■ **GIVEN PROBLEM**
Only the lines from the start of the data below through the line that contains "series_widths = [3, 3, 2, 2, 2, 3.2, 2]" are to be copied, exactly and without pictures.

--- BEGIN DATA SECTION ---

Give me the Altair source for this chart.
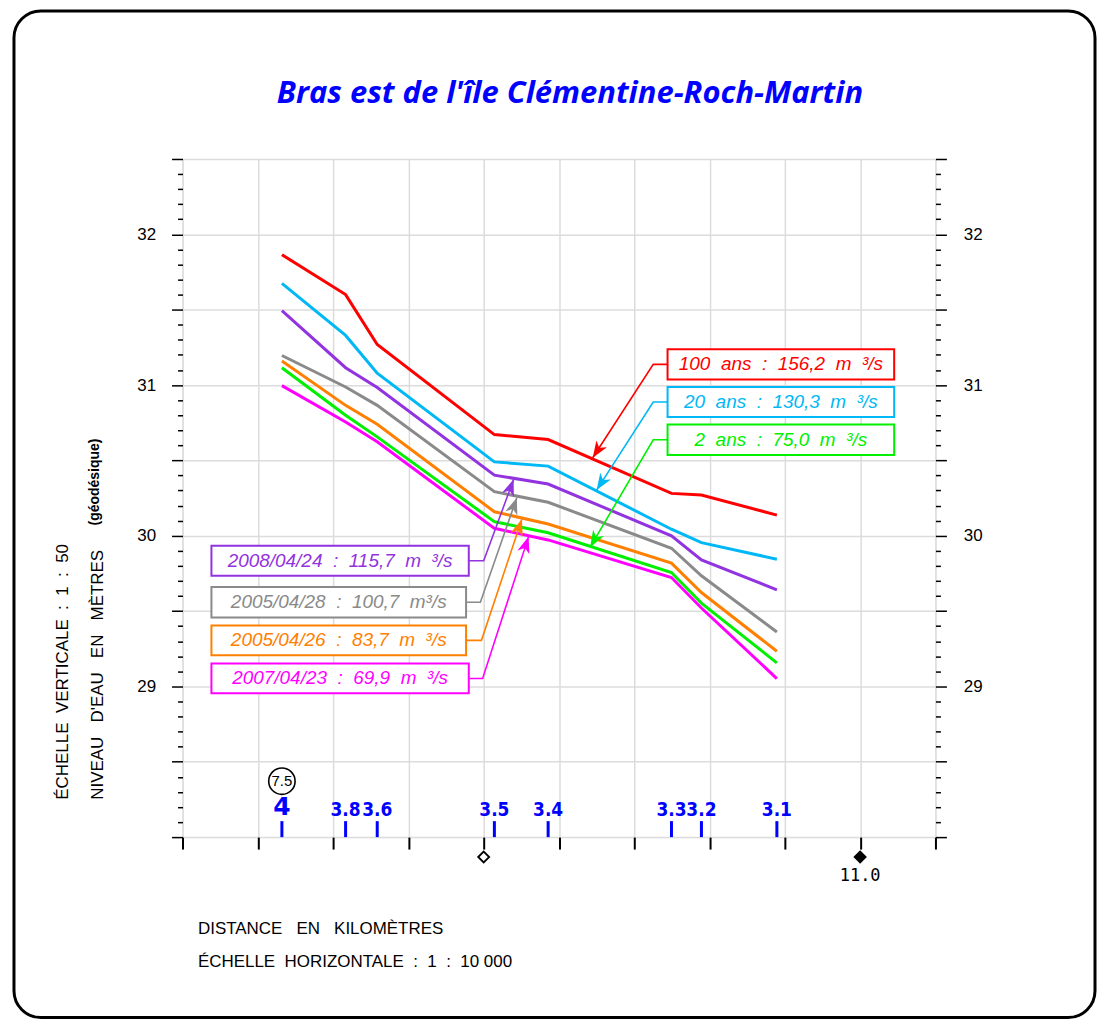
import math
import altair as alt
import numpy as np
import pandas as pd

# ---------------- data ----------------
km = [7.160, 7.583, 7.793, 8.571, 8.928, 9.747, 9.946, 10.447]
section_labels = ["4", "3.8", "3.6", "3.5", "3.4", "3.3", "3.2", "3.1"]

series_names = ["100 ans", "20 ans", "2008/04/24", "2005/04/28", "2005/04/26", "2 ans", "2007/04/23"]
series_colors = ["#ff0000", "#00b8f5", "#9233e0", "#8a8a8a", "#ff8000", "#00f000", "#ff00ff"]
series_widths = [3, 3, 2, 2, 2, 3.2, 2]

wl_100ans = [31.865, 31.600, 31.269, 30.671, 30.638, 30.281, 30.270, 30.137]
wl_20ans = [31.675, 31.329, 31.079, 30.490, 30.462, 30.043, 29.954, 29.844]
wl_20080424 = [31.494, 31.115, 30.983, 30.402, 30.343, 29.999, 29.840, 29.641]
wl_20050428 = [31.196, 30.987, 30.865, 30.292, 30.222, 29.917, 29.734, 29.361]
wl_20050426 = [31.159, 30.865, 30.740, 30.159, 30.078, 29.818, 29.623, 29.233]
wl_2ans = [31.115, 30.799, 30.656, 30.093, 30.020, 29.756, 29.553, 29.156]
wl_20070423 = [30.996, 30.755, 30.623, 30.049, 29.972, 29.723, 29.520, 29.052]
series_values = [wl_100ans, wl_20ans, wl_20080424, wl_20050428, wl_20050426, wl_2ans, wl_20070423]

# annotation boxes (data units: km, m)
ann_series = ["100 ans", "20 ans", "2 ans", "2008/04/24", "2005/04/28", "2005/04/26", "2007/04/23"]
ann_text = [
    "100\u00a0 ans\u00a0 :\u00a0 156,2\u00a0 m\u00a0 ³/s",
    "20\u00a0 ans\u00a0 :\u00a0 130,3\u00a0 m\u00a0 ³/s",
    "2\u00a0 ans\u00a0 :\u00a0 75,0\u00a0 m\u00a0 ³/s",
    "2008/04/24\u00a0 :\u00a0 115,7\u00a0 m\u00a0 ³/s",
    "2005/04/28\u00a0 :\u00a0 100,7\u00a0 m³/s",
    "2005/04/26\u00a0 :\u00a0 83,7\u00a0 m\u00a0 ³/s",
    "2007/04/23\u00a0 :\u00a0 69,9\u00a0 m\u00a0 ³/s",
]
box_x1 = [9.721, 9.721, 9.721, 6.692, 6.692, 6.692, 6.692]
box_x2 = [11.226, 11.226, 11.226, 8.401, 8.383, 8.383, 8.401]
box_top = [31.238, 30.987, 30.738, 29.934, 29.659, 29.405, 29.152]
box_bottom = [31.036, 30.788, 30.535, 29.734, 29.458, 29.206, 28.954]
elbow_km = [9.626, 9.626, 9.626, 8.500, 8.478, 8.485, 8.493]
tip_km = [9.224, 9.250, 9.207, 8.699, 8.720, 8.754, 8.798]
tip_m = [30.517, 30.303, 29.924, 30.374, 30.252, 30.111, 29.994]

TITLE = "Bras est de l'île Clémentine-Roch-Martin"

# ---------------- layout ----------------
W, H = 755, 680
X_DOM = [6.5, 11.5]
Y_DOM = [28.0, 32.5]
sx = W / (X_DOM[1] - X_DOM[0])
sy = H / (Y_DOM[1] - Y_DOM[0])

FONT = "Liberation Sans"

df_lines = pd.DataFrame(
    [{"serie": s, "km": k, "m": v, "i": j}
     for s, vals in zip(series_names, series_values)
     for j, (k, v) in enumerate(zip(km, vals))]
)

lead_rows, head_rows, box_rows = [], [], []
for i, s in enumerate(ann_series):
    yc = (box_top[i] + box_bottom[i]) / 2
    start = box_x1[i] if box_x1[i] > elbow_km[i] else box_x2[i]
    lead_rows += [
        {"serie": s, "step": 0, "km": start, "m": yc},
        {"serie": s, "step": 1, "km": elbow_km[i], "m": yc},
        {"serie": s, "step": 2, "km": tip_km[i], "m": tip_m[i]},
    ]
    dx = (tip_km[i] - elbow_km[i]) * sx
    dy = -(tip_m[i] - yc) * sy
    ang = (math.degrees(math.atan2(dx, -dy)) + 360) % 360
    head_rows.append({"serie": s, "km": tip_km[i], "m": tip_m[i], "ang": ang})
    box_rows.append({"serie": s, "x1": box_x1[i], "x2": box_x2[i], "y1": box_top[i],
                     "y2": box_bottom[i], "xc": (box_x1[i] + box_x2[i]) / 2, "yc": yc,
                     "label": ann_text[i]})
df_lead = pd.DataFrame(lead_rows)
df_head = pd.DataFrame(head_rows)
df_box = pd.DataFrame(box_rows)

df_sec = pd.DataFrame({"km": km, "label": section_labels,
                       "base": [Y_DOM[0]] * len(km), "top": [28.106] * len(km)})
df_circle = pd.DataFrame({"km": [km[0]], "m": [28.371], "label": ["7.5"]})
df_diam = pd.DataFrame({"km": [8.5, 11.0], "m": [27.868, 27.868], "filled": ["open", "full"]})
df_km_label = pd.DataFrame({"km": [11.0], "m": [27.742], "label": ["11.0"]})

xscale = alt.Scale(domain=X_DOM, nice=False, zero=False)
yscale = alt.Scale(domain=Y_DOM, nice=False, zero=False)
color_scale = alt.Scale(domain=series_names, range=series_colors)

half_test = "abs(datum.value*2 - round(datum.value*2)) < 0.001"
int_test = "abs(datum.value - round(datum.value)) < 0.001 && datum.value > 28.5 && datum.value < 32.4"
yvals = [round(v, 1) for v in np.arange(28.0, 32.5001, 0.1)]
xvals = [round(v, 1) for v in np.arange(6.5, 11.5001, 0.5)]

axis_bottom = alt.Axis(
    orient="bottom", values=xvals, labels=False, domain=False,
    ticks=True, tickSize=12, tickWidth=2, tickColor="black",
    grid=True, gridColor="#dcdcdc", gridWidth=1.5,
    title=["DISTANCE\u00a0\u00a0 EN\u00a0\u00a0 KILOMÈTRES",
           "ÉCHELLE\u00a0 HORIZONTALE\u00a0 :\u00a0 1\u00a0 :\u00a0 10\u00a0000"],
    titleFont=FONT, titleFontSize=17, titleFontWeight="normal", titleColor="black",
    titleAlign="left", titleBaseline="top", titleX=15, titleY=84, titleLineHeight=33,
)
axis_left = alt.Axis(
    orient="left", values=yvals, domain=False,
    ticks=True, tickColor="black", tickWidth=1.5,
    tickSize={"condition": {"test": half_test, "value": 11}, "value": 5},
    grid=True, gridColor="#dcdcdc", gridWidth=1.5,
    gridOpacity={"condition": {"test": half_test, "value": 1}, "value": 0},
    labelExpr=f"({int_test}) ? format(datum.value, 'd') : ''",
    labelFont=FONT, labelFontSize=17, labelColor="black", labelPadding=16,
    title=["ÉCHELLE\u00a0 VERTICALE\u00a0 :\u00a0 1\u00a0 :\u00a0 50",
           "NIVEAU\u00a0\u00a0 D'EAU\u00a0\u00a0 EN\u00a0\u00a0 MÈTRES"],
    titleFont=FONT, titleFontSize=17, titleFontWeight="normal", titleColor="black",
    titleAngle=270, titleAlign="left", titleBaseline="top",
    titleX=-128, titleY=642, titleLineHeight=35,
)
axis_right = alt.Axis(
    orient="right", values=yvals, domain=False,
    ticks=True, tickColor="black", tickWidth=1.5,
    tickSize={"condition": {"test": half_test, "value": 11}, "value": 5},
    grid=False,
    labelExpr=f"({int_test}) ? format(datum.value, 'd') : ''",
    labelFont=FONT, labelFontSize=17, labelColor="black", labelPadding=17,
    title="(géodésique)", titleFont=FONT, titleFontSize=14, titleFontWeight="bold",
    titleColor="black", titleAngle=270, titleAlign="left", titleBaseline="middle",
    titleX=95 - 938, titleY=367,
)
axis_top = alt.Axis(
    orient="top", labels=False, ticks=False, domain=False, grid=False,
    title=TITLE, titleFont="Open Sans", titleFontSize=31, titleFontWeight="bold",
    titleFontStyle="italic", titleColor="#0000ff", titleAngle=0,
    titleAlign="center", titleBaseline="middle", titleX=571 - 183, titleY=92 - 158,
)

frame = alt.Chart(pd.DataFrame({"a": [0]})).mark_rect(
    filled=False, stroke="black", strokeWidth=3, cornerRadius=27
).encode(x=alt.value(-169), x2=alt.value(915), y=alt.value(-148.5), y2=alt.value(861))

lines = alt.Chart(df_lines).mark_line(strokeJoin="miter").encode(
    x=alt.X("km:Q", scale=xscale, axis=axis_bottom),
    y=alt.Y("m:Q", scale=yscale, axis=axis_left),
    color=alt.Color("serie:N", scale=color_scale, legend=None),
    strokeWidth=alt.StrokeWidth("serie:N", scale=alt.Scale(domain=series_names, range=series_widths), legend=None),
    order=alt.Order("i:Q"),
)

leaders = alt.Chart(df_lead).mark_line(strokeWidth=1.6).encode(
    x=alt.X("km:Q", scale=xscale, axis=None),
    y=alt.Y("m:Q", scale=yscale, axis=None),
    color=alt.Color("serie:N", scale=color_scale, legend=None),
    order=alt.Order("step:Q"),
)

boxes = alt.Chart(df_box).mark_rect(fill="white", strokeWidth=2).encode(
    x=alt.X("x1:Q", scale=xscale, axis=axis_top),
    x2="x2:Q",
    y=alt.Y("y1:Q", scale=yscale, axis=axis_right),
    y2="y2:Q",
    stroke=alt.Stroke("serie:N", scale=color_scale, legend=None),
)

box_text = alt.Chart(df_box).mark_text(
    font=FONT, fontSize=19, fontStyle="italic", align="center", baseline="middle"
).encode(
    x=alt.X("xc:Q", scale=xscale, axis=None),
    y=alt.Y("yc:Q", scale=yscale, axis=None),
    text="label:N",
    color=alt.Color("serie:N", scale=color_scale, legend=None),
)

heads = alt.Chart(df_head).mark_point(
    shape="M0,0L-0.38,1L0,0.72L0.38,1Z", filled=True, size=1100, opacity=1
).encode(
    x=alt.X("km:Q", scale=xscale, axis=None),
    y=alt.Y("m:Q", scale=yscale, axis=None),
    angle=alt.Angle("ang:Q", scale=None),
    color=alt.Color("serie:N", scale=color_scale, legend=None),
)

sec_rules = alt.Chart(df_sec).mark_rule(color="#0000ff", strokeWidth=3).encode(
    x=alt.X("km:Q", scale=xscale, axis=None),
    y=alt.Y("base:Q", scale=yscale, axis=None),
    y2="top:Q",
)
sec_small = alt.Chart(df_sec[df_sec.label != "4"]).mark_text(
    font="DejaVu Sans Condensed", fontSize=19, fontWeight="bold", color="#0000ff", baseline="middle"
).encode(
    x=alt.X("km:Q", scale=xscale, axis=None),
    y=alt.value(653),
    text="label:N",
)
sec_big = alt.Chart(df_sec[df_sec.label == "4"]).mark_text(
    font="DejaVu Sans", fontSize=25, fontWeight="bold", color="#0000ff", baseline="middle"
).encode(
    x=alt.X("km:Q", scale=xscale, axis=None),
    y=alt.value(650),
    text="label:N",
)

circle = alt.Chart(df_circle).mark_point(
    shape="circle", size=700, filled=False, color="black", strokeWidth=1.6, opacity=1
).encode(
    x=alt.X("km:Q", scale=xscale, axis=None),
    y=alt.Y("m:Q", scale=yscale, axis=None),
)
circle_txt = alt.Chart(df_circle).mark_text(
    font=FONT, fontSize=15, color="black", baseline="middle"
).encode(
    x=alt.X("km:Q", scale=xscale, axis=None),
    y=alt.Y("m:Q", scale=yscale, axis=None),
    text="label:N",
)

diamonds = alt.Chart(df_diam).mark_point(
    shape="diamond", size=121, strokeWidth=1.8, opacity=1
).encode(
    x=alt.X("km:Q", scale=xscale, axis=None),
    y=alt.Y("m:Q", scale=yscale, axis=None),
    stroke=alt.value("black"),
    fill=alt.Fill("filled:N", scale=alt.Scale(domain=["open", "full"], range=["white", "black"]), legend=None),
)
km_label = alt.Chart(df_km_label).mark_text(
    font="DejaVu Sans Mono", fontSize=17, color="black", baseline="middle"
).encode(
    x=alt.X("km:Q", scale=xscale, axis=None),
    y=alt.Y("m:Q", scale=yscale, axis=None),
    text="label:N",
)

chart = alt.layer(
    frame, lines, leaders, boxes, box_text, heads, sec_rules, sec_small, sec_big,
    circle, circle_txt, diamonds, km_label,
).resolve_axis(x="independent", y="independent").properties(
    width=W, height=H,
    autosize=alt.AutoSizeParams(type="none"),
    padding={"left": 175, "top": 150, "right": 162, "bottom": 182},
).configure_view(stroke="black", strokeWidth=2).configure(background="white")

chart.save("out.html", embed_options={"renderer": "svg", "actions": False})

--- END DATA SECTION ---

■ **THE RESPONSE**
Give me the Altair source for this chart.
import math
import altair as alt
import numpy as np
import pandas as pd

# ---------------- data ----------------
km = [7.160, 7.583, 7.793, 8.571, 8.928, 9.747, 9.946, 10.447]
section_labels = ["4", "3.8", "3.6", "3.5", "3.4", "3.3", "3.2", "3.1"]

series_names = ["100 ans", "20 ans", "2008/04/24", "2005/04/28", "2005/04/26", "2 ans", "2007/04/23"]
series_colors = ["#ff0000", "#00b8f5", "#9233e0", "#8a8a8a", "#ff8000", "#00f000", "#ff00ff"]
series_widths = [3, 3, 2, 2, 2, 3.2, 2]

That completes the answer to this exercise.